Kutemukan Percaya Diri dalam “Bruk”



Aku terlahir sebagai seorang wanita. Aku datang ke dunia dari rahim wanita yang tangguh. Dunia menyambutku saat gelap telah datang, dan siangpun telah berlalu. Aku beruntung memiliki seorang ayah. Aku lahir seperti layaknya seorang anak raja, memiliki keluarga dan tak kurang satu anggota badanpun. Aku dikasih merk oleh ayahku. Katanya agar aku tak bisa tertukar dengan seapapun. Fitri. Ya, nama awal yang cukup bermakna. Namun, ibuku merasa namanya terlalu singkat dan sangat padat. Akhirnya, catatan sipil mencatatku sebagai seorang Fitria Rahmawati. Sebuah nama yang tidak memberatkan pundakku.
            Umurku waktu itu belum genap satu tahun, masih kurang 5 bulan. Aku diajak pindah oleh ibuku bersama dengan kakakku sebab keadaan dan kondisi. Itulah sebabnya aku dipanggil Pipiet. Ya, aku memiliki kakak yang waktu itu berumur hamper dua tahun. Kita urbanisasi ke Semarang. Sekarang, saat aku bisa membayangkan dengan jelas, betapa susahnya membawa dua anak kecil yang belum bisa apa-apa. Yang aku tahu waktu itu, hanya menangis dan tertawa. Yang aku tahu hanya meminta makan, minum, dan ganti celana. Aku bisa membayangkan, ibuku waktu itu menggendong aku dan kakakaku. Tak hiraukan panas, debu, dan asap kendaraan. Yang dia tahu hanyalah melindungi anak-anaknya agar sampai ke tujuan. Ya, dia malaikatku. Ke manapun aku pergi, di akan selalu ada.
            Satu tahun lebih aku tinggal di Semarang. Saat-saat indah itupun kembali lagi. Aku berkumpul dengan keluargaku yang utuh. Kami memulai hidup baru di sebuah desa kecil di lereng pegunungan Menoreh. Rumah baruku itu benar-benar seekstrim pekuburan. Pasalnya di sebelah depan dan kanan rumahku adalah sekolahan, sebelah belakang adalah kebon, dan sebelah kiri kurang lebih 10 meter baru rumah penduduk lainnya. Waktu itu, orang yang tinggal di perkampungan itu dapat dihitung dengan jari. Hal inilah yang menyebabkan aku tumbuh besar dengan lingkungan yang tanpa kebisingan. Aku masih ingat sekali, setiap malam tiba, terdengar dengan jelas nyanyian katak, burung hantu, ataupun hewan malam lainnya yang saling berlomba kemerduan.

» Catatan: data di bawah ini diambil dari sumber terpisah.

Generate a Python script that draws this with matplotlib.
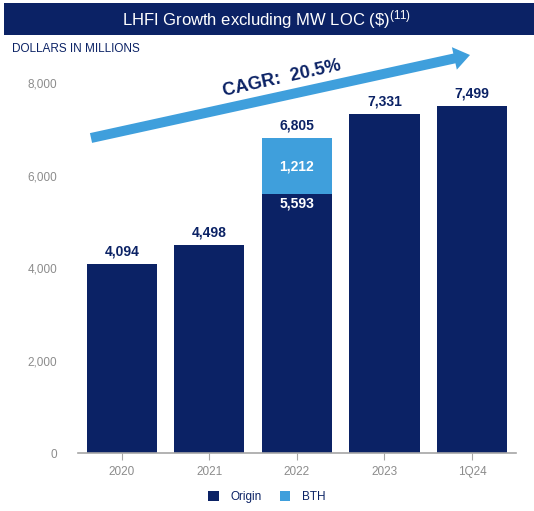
import numpy as np
import matplotlib
matplotlib.use("Agg")
import matplotlib.pyplot as plt
from matplotlib.patches import Rectangle, FancyArrow

plt.rcParams['font.family'] = ['Liberation Sans', 'DejaVu Sans']
plt.rcParams['mathtext.default'] = 'regular'

periods = ['2020', '2021', '2022', '2023', '1Q24']
origin = [4094, 4498, 5593, 7331, 7499]
bth = [0, 0, 1212, 0, 0]
totals = [4094, 4498, 6805, 7331, 7499]
yticks = [0, 2000, 4000, 6000, 8000]
cagr_text = 'CAGR:  20.5%'

NAVY = '#0b2265'
LIGHT = '#3f9fdc'
GREY = '#8c8c8c'

fig = plt.figure(figsize=(5.34, 5.11), dpi=100)

# header banner
fig.patches.append(Rectangle((0.008, 0.932), 0.992, 0.063, transform=fig.transFigure,
                             facecolor=NAVY, edgecolor='none'))
fig.text(0.5, 0.962, r'LHFI Growth excluding MW LOC (\$)$^{(11)}$', color='white',
         fontsize=12, ha='center', va='center')
fig.text(0.022, 0.905, 'DOLLARS IN MILLIONS', color=NAVY, fontsize=8.5, ha='left', va='center')

ax = fig.add_axes([0.146, 0.1135, 0.820, 0.724])
x = np.arange(len(periods))
ax.bar(x, origin, width=0.8, color=NAVY, label='Origin')
ax.bar(x, bth, width=0.8, bottom=origin, color=LIGHT, label='BTH')

ax.set_xlim(-0.5, 4.5)
ax.set_ylim(0, 8000)
ax.set_yticks(yticks)
ax.set_yticklabels([f'{v:,}' for v in yticks], color=GREY, fontsize=8.5)
ax.set_xticks(x)
ax.set_xticklabels(periods, color=GREY, fontsize=8.5)
for s in ['top', 'right', 'left']:
    ax.spines[s].set_visible(False)
ax.spines['bottom'].set_color('#a6a6a6')
ax.spines['bottom'].set_linewidth(1.2)
ax.tick_params(axis='y', length=0, pad=15)
ax.tick_params(axis='x', length=5, color='#a6a6a6', pad=4)

for i, t in enumerate(totals):
    ax.text(i, t + 120, f'{t:,}', color=NAVY, fontsize=10, fontweight='bold',
            ha='center', va='bottom')
# values inside the stacked 2022 bar
ax.text(2, origin[2] + bth[2] / 2, f'{bth[2]:,}', color='white', fontsize=10,
        fontweight='bold', ha='center', va='center')
ax.text(2, origin[2] - 40, f'{origin[2]:,}', color='white', fontsize=10,
        fontweight='bold', ha='center', va='top')

# growth arrow, drawn in inches so the head keeps its shape
fig.patches.append(FancyArrow(0.91, 3.73, 3.79, 0.83, width=0.10, head_width=0.23,
                              head_length=0.16, length_includes_head=True,
                              transform=fig.dpi_scale_trans, color=LIGHT, lw=0))
fig.text(0.528, 0.847, cagr_text, color=NAVY, fontsize=13, fontweight='bold',
         rotation=12.5, ha='center', va='center', rotation_mode='anchor')

leg = fig.legend(loc='center', bbox_to_anchor=(0.5, 0.028), ncol=2, frameon=False,
                 handlelength=0.9, handleheight=0.9, fontsize=8.5, columnspacing=1.5,
                 handletextpad=1.0)
for txt in leg.get_texts():
    txt.set_color(NAVY)

fig.savefig('out.png', dpi=100, facecolor='white')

            Teman dan sahabatku adalah saudaraku sendiri, kakakku. Kami yang berselisih umur tidak terlalu banyak, membuat kami selalu bersama-sama. Di manapun ada dia, pasti ada aku. Walaupun itu bermain ala laki-laki, aki pasti ikutan. Mungkin hal tersebut yang membuatku sedikit tomboy. Bahkan sampai SMA kami selalu bersama-sama. Yang slalu kuingat bahwa aku hanya memiliki satu saudara. Senang sedih akan kubagi dengan dia. Itu yang membuat kami saling menjaga dan melindungi.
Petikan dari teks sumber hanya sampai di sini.